**Material shown**.
%%
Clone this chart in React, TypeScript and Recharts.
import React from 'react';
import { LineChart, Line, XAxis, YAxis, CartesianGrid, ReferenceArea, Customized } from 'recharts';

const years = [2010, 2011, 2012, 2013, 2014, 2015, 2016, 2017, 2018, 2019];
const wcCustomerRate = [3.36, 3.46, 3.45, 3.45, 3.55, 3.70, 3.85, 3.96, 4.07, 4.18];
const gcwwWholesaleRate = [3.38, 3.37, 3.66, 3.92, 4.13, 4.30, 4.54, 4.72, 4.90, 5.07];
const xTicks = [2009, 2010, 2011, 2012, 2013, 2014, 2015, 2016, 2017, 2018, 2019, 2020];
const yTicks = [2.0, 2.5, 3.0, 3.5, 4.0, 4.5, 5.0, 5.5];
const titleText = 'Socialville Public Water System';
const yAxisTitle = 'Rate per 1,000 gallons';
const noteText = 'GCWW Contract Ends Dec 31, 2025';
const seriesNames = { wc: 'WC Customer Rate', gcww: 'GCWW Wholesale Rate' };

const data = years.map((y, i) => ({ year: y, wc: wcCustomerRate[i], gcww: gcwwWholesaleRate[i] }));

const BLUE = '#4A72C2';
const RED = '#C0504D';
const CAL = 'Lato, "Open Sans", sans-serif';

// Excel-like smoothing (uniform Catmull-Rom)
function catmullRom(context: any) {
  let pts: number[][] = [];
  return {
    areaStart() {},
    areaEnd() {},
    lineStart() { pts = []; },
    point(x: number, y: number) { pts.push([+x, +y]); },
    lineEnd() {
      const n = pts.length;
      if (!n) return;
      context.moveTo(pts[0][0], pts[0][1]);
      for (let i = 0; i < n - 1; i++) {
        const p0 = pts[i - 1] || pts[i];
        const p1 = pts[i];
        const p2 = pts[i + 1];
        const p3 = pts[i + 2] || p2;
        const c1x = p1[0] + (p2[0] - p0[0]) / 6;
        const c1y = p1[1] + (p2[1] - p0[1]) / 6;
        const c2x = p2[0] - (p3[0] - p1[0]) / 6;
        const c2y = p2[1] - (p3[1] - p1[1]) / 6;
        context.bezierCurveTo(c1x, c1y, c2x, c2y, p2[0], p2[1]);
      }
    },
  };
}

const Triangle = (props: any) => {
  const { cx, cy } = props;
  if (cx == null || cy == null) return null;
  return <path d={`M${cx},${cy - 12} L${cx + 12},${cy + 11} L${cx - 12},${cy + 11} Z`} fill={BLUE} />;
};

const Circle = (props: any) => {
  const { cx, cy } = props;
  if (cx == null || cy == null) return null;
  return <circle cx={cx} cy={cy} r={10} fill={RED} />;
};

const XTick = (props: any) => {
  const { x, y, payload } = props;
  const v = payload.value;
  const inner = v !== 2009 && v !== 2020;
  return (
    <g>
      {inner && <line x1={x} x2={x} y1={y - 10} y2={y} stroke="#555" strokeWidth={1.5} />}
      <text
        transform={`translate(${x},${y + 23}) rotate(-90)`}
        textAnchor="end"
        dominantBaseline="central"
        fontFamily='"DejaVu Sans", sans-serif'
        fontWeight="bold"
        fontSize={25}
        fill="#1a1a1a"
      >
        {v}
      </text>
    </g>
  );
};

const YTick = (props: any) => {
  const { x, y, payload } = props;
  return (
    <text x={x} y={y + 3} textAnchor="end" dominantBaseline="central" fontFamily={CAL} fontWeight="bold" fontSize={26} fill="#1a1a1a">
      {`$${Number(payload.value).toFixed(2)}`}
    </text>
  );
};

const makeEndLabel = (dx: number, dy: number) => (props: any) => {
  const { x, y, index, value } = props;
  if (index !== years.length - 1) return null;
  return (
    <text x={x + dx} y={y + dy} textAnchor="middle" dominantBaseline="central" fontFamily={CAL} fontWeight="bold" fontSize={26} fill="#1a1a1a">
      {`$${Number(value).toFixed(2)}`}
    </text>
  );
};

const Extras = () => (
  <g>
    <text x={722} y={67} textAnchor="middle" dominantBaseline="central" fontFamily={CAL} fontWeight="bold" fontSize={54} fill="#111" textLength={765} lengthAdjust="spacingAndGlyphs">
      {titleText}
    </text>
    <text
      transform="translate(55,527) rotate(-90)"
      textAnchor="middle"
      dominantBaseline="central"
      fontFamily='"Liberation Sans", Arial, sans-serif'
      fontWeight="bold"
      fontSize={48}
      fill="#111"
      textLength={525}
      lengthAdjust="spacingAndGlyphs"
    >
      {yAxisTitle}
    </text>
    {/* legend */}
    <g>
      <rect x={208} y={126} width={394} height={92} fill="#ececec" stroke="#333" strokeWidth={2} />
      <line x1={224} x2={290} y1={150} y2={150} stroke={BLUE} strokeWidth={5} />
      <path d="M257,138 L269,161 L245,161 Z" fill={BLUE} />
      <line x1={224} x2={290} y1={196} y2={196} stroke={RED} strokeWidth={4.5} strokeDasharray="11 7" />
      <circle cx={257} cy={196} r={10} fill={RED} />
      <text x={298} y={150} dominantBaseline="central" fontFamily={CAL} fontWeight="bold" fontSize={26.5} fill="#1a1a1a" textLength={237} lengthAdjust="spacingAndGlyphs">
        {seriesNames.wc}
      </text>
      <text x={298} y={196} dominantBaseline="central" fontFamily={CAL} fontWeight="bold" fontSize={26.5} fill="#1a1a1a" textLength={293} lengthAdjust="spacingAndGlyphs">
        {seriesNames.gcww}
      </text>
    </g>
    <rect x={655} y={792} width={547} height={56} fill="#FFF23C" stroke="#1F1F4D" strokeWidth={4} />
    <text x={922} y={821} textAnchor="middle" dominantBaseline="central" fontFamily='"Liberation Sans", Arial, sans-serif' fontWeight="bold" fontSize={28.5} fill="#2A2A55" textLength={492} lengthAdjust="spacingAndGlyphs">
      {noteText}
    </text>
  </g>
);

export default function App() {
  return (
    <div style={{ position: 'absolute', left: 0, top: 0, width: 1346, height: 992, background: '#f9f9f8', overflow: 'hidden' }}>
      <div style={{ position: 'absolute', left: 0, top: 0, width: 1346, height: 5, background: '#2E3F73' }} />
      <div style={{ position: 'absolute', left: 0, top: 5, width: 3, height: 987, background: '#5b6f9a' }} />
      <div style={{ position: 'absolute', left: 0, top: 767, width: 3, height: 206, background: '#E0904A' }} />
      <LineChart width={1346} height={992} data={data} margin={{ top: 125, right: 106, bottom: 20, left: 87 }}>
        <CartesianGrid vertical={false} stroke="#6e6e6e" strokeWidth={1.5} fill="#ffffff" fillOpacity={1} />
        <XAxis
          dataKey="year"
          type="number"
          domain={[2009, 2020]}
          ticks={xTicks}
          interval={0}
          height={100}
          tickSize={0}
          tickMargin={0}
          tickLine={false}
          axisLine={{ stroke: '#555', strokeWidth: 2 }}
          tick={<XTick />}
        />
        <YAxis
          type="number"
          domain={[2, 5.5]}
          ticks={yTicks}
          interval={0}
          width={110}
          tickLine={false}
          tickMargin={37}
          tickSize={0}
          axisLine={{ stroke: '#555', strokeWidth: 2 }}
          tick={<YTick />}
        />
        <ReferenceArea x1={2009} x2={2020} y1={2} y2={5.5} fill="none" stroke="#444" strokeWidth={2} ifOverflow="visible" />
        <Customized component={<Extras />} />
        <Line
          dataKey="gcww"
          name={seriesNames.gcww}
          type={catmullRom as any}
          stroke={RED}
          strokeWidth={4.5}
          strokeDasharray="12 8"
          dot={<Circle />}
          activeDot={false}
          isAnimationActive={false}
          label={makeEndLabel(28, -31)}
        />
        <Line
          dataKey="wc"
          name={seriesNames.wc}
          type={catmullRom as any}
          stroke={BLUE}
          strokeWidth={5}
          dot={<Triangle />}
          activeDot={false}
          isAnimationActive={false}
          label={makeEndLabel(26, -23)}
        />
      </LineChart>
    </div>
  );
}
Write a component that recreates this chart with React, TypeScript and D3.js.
%%
**Prompt**. Only the lines from the top of the data through the line that contains "CartesianGrid, ReferenceArea, Customized" should be quoted, exactly as they stand.

**Task answer**.
Clone this chart in React, TypeScript and Recharts.
import React from 'react';
import { LineChart, Line, XAxis, YAxis, CartesianGrid, ReferenceArea, Customized } from 'recharts';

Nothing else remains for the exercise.